SUPPLIED MATERIAL ->
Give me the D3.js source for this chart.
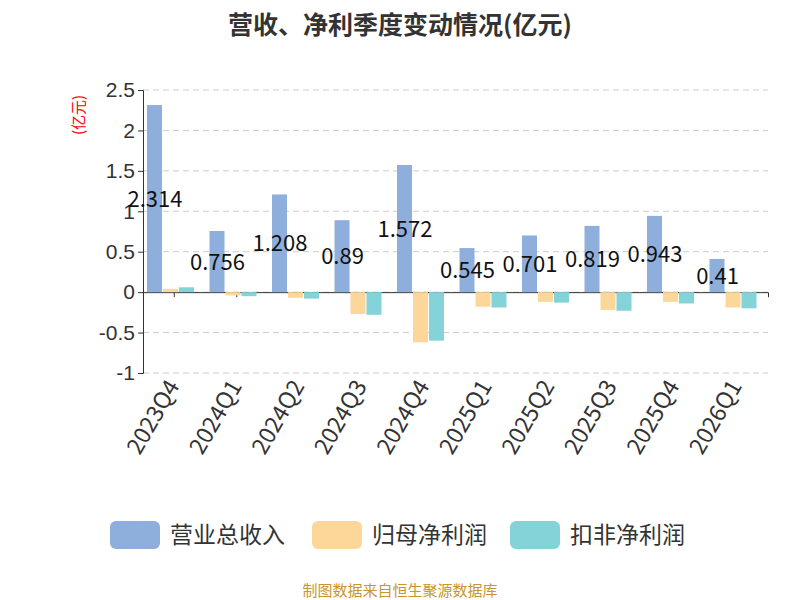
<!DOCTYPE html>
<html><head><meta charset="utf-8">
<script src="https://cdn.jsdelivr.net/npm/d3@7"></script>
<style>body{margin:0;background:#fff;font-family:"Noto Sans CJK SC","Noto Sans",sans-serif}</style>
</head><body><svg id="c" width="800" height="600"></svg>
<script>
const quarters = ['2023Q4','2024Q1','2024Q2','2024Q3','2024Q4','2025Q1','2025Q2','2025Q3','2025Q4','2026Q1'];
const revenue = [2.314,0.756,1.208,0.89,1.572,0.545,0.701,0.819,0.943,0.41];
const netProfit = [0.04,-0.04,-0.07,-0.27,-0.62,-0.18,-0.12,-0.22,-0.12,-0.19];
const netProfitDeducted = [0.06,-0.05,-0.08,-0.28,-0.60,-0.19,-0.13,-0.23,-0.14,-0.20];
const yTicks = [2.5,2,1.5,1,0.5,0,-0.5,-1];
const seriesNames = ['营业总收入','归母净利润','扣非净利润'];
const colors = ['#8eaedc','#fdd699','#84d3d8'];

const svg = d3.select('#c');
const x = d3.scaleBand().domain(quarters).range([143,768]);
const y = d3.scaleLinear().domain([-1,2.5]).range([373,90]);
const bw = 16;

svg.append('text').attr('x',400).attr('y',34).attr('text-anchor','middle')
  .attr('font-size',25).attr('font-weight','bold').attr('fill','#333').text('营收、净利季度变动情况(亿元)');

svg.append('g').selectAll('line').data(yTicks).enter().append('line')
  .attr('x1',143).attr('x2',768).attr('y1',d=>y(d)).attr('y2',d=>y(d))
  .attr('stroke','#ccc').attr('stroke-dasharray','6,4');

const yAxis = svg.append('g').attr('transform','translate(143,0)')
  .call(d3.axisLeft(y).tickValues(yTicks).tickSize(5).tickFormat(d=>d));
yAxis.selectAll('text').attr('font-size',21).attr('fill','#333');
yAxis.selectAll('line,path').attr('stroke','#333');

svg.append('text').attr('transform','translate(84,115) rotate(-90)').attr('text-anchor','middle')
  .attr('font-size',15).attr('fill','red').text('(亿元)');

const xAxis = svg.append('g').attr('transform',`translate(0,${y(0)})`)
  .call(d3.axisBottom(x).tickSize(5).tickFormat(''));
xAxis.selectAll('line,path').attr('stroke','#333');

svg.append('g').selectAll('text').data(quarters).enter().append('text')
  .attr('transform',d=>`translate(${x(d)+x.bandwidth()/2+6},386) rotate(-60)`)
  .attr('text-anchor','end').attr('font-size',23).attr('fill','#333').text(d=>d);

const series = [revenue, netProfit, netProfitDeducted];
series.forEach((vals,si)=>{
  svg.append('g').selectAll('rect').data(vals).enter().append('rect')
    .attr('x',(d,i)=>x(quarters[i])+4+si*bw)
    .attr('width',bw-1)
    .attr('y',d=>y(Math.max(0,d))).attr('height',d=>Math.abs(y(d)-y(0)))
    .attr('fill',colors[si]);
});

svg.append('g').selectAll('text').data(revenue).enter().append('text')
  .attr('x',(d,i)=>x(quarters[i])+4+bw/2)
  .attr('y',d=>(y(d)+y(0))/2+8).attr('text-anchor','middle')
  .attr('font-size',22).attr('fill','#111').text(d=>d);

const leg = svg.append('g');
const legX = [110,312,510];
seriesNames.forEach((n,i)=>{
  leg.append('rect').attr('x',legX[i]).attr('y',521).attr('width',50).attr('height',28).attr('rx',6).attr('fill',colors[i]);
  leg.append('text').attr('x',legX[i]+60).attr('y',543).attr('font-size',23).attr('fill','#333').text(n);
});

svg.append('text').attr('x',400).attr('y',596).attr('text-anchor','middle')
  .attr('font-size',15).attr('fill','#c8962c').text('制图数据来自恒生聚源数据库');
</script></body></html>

TASK BRIEF -> Write out each line of the data exactly; the images should be left out.

SOLUTION ->
Give me the D3.js source for this chart.
<!DOCTYPE html>
<html><head><meta charset="utf-8">
<script src="https://cdn.jsdelivr.net/npm/d3@7"></script>
<style>body{margin:0;background:#fff;font-family:"Noto Sans CJK SC","Noto Sans",sans-serif}</style>
</head><body><svg id="c" width="800" height="600"></svg>
<script>
const quarters = ['2023Q4','2024Q1','2024Q2','2024Q3','2024Q4','2025Q1','2025Q2','2025Q3','2025Q4','2026Q1'];
const revenue = [2.314,0.756,1.208,0.89,1.572,0.545,0.701,0.819,0.943,0.41];
const netProfit = [0.04,-0.04,-0.07,-0.27,-0.62,-0.18,-0.12,-0.22,-0.12,-0.19];
const netProfitDeducted = [0.06,-0.05,-0.08,-0.28,-0.60,-0.19,-0.13,-0.23,-0.14,-0.20];
const yTicks = [2.5,2,1.5,1,0.5,0,-0.5,-1];
const seriesNames = ['营业总收入','归母净利润','扣非净利润'];
const colors = ['#8eaedc','#fdd699','#84d3d8'];

const svg = d3.select('#c');
const x = d3.scaleBand().domain(quarters).range([143,768]);
const y = d3.scaleLinear().domain([-1,2.5]).range([373,90]);
const bw = 16;

svg.append('text').attr('x',400).attr('y',34).attr('text-anchor','middle')
  .attr('font-size',25).attr('font-weight','bold').attr('fill','#333').text('营收、净利季度变动情况(亿元)');

svg.append('g').selectAll('line').data(yTicks).enter().append('line')
  .attr('x1',143).attr('x2',768).attr('y1',d=>y(d)).attr('y2',d=>y(d))
  .attr('stroke','#ccc').attr('stroke-dasharray','6,4');

const yAxis = svg.append('g').attr('transform','translate(143,0)')
  .call(d3.axisLeft(y).tickValues(yTicks).tickSize(5).tickFormat(d=>d));
yAxis.selectAll('text').attr('font-size',21).attr('fill','#333');
yAxis.selectAll('line,path').attr('stroke','#333');

svg.append('text').attr('transform','translate(84,115) rotate(-90)').attr('text-anchor','middle')
  .attr('font-size',15).attr('fill','red').text('(亿元)');

const xAxis = svg.append('g').attr('transform',`translate(0,${y(0)})`)
  .call(d3.axisBottom(x).tickSize(5).tickFormat(''));
xAxis.selectAll('line,path').attr('stroke','#333');

svg.append('g').selectAll('text').data(quarters).enter().append('text')
  .attr('transform',d=>`translate(${x(d)+x.bandwidth()/2+6},386) rotate(-60)`)
  .attr('text-anchor','end').attr('font-size',23).attr('fill','#333').text(d=>d);

const series = [revenue, netProfit, netProfitDeducted];
series.forEach((vals,si)=>{
  svg.append('g').selectAll('rect').data(vals).enter().append('rect')
    .attr('x',(d,i)=>x(quarters[i])+4+si*bw)
    .attr('width',bw-1)
    .attr('y',d=>y(Math.max(0,d))).attr('height',d=>Math.abs(y(d)-y(0)))
    .attr('fill',colors[si]);
});

svg.append('g').selectAll('text').data(revenue).enter().append('text')
  .attr('x',(d,i)=>x(quarters[i])+4+bw/2)
  .attr('y',d=>(y(d)+y(0))/2+8).attr('text-anchor','middle')
  .attr('font-size',22).attr('fill','#111').text(d=>d);

const leg = svg.append('g');
const legX = [110,312,510];
seriesNames.forEach((n,i)=>{
  leg.append('rect').attr('x',legX[i]).attr('y',521).attr('width',50).attr('height',28).attr('rx',6).attr('fill',colors[i]);
  leg.append('text').attr('x',legX[i]+60).attr('y',543).attr('font-size',23).attr('fill','#333').text(n);
});

svg.append('text').attr('x',400).attr('y',596).attr('text-anchor','middle')
  .attr('font-size',15).attr('fill','#c8962c').text('制图数据来自恒生聚源数据库');
</script></body></html>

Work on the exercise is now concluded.